Encouraging admin professionals to ask clearly and directly for what they need is a core strategy for success. In a previous column, I discussed how admins can become Askmasters. Some individuals are very comfortable asking others for what they want, but they’re not Askers. Instead, they’re Takers. Let me describe the difference.
An Asker is an individual who earns the right to ask for what he or she needs to be successful.
For example, Amy has attended a professional networking group for the past year to increase her visibility and advance her career.
She has shown up early for events and worked registration, spent time at meetings developing relationships with key stakeholders, including sending them articles of interest.
She hasn’t asked for anything in return, but heard through the grapevine her influential stakeholder’s company has a position opening up. Amy approaches her contact and asks if she would be willing to make a personal phone call introducing her to the department’s decision-maker.

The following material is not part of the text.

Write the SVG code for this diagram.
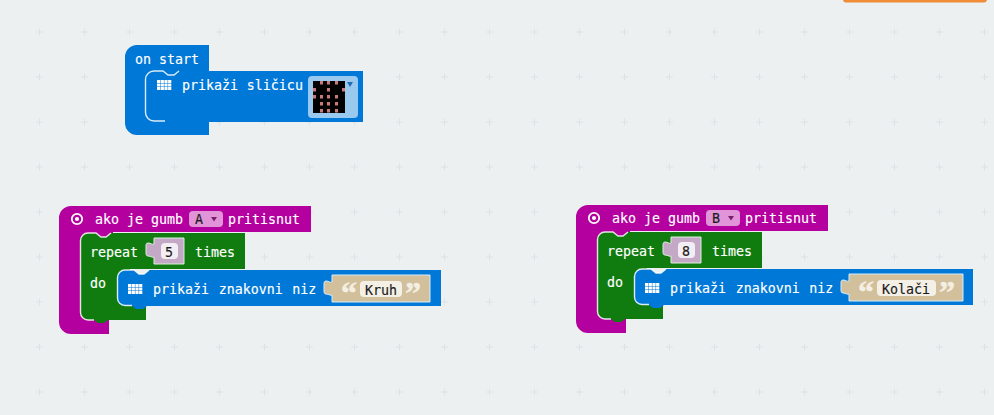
<svg xmlns="http://www.w3.org/2000/svg" width="994" height="415" viewBox="0 0 994 415">
<style>
text{font-family:"DejaVu Sans Mono","Liberation Mono",monospace;font-size:13.3px;fill:#fff;white-space:pre;stroke:#fff;stroke-width:.15}
text.dark{fill:#1b1b1b;stroke:#1b1b1b}
text.q{font-family:"Liberation Serif",serif;font-size:32px;font-weight:700;fill:#f4efe3;stroke:#f4efe3;stroke-width:.5}
.w{word-spacing:1.6px}
.hl{fill:none;stroke:#fff;stroke-width:1.4;opacity:.85}
.val{fill:#c3a9c6;stroke:#dbeedb;stroke-width:1}
.str{fill:#d2bf9b;stroke:#d6ecfa;stroke-width:1}
.dot{fill:#c87a7a}
.blue{fill:#0078d7}.purple{fill:#b4009e}.green{fill:#107c10}
.sq{fill:#fff}
</style>
<defs>
<pattern id="grid" patternUnits="userSpaceOnUse" x="17" y="9.5" width="45" height="45">
<path d="M19 22.5h7M22.5 19v7" stroke="#dde2e4" stroke-width="1" fill="none"/>
</pattern>
<g id="ic">
<path class="sq" d="M0 0h3.200v3H0zM3.700 0h3.200v3H3.700zM7.400 0h3.200v3H7.400zM11.100 0h3.200v3H11.100zM0 3.500h3.200v3H0zM3.700 3.500h3.200v3H3.700zM7.400 3.500h3.200v3H7.400zM11.100 3.500h3.200v3H11.100zM0 7h3.200v3H0zM3.700 7h3.200v3H3.700zM7.400 7h3.200v3H7.400zM11.100 7h3.200v3H11.100z"/>
</g>
<g id="radio">
<circle r="5.2" fill="none" stroke="#fff" stroke-width="1.8"/><circle r="2.1" fill="#fff"/>
</g>
</defs>
<rect width="994" height="415" fill="#ecf0f1"/>
<rect width="994" height="415" fill="url(#grid)"/>
<path d="M843 0H987a3 3 0 0 1-3 2.500H846a3 3 0 0 1-3-2.500z" fill="#f08c36"/>

<g id="on-start">
<path class="blue" d="M125 57a12 12 0 0 1 12-12H209V77H160V120H209V135H137a12 12 0 0 1-12-12z"/>
<path class="blue" d="M145 80a9 9 0 0 1 9-9h9l5 4h6l5-4H363V122H181l-4 3h-8l-4-3H154a9 9 0 0 1-9-9z"/>
<path class="hl" d="M179 71l-5 4h-6l-5-4h-9a8.500 8.500 0 0 0-8.500 8.500v33a8.500 8.500 0 0 0 8.500 8.500h11"/>
<text x="135" y="64">on start</text>
<use href="#ic" x="157" y="80"/>
<text x="182" y="89.500" style="word-spacing:.8px">prikaži sličicu</text>
<rect x="308" y="76" width="50" height="42" rx="4" fill="#99c9ef"/>
<rect x="313" y="81" width="32" height="32" fill="#000"/>
<g class="dot">
<rect x="320" y="81" width="3" height="3.500"/><rect x="327" y="81" width="3" height="3.500"/><rect x="335" y="81" width="3" height="3.500"/>
<rect x="313" y="88" width="3" height="3.500"/><rect x="327" y="88" width="3" height="3.500"/><rect x="342" y="88" width="3" height="3.500"/>
<rect x="313" y="95" width="3" height="3.500"/><rect x="320" y="95" width="3" height="3.500"/><rect x="327" y="95" width="3" height="3.500"/><rect x="335" y="95" width="3" height="3.500"/>
<rect x="320" y="102" width="3" height="3.500"/><rect x="327" y="102" width="3" height="3.500"/><rect x="335" y="102" width="3" height="3.500"/>
<rect x="320" y="109" width="3" height="3.500"/><rect x="327" y="109" width="3" height="3.500"/><rect x="335" y="109" width="3" height="3.500"/>
</g>
<path d="M347 82h6l-3 5z" fill="#1f6fb5"/>
</g>

<g id="button-a">
<path class="purple" d="M59 218a12 12 0 0 1 12-12H311V232H113V238H100V320H109V334H71a12 12 0 0 1-12-12z"/>
<path class="green" d="M80 241a8 8 0 0 1 8-8h8l5 4h5l5-4H245V269H130V306H146V320H108l-4 3h-6l-4-3H88a8 8 0 0 1-8-8z"/>
<path class="hl" d="M111 233l-5 4h-5l-5-4h-8a7.500 7.500 0 0 0-7.500 7.500v72a7.500 7.500 0 0 0 7.500 7.500h6"/>
<use href="#radio" x="77" y="219"/>
<text x="95" y="224">ako je gumb</text>
<rect x="189" y="211" width="34" height="16" rx="4" fill="#e194d8"/>
<text class="dark" x="195" y="224">A</text>
<path d="M211 217h6l-3 4.500z" fill="#7a1c70"/>
<text x="228" y="224">pritisnut</text>
<text x="90" y="257">repeat</text>
<path class="val" d="M154 238H184V264H154V257c-2 1-3-1-6-1c-2 0-2-2-2-3v-7c0-1 0-3 2-3c3 0 4 2 6 1z"/>
<rect x="161" y="243" width="17" height="16" rx="4" fill="#f3eef4"/>
<text class="dark" x="165" y="257">5</text>
<text x="195" y="257">times</text>
<text x="90" y="288">do</text>
<path class="blue" d="M117 278a8 8 0 0 1 8-8h9l5 4h5l5-4H441V306H147l-4 3h-7l-4-3H125a8 8 0 0 1-8-8z"/>
<path class="hl" d="M149 270l-5 4h-5l-5-4h-9a7.500 7.500 0 0 0-7.500 7.500v20.500a7.500 7.500 0 0 0 7.500 7.500h7"/>
<use href="#ic" x="128" y="284"/>
<text class="w" x="153" y="294">prikaži znakovni niz</text>
<path class="str" d="M332 275H430V302H332V295c-2 1-3-1-6-1c-2 0-2-2-2-3v-7c0-1 0-3 2-3c3 0 4 2 6 1z"/>
<text class="q" x="341" y="304">“</text>
<rect x="360" y="281" width="42" height="16" rx="4" fill="#f5f0e6"/>
<text class="dark" x="365" y="295">Kruh</text>
<text class="q" x="405" y="304">”</text>
</g>

<g id="button-b">
<path class="purple" d="M576 217a12 12 0 0 1 12-12H828V231H630V237H617V319H626V333H588a12 12 0 0 1-12-12z"/>
<path class="green" d="M597 240a8 8 0 0 1 8-8h8l5 4h5l5-4H762V268H647V305H663V319H625l-4 3h-6l-4-3H605a8 8 0 0 1-8-8z"/>
<path class="hl" d="M628 232l-5 4h-5l-5-4h-8a7.500 7.500 0 0 0-7.500 7.500v72a7.500 7.500 0 0 0 7.500 7.500h6"/>
<use href="#radio" x="594" y="218"/>
<text x="612" y="223">ako je gumb</text>
<rect x="706" y="210" width="34" height="16" rx="4" fill="#e194d8"/>
<text class="dark" x="712" y="223">B</text>
<path d="M728 216h6l-3 4.500z" fill="#7a1c70"/>
<text x="745" y="223">pritisnut</text>
<text x="607" y="256">repeat</text>
<path class="val" d="M671 237H701V263H671V256c-2 1-3-1-6-1c-2 0-2-2-2-3v-7c0-1 0-3 2-3c3 0 4 2 6 1z"/>
<rect x="678" y="242" width="17" height="16" rx="4" fill="#f3eef4"/>
<text class="dark" x="682" y="256">8</text>
<text x="712" y="256">times</text>
<text x="607" y="287">do</text>
<path class="blue" d="M634 277a8 8 0 0 1 8-8h9l5 4h5l5-4H973V305H664l-4 3h-7l-4-3H642a8 8 0 0 1-8-8z"/>
<path class="hl" d="M666 269l-5 4h-5l-5-4h-9a7.500 7.500 0 0 0-7.500 7.500v20.500a7.500 7.500 0 0 0 7.500 7.500h7"/>
<use href="#ic" x="645" y="283"/>
<text class="w" x="670" y="293">prikaži znakovni niz</text>
<path class="str" d="M849 274H963V301H849V294c-2 1-3-1-6-1c-2 0-2-2-2-3v-7c0-1 0-3 2-3c3 0 4 2 6 1z"/>
<text class="q" x="858" y="303">“</text>
<rect x="877" y="280" width="59" height="16" rx="4" fill="#f5f0e6"/>
<text class="dark" x="882" y="294">Kolači</text>
<text class="q" x="939" y="303">”</text>
</g>

<g id="connectors"></g>
</svg>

A Taker, on the other hand, is someone who just expects others to give her what she wants simply because she asks. For example, Terri has been attending the same networking group for about five months, but she locates her like-minded friend, heads to the bar for a cocktail and compares office gossip. She barely makes it to the meetings, nor does she volunteer to help. When Terri gets wind of the position opening up, she walks right up to the stakeholder and says, “I hear there’s a position opening up in your company. Who do you know that might be able to get me an interview?”
An Asker is someone who has done her homework before making her request. When she asks for what she wants, she is prepared and backs up her request with data and facts.
A Taker just takes. She just expects to get what she wants.
An Asker walks away with respect from the individual she approached, and the Taker walks away thinking she won and leaving the giver with a bad taste in his mouth. Know the difference and be an Asker.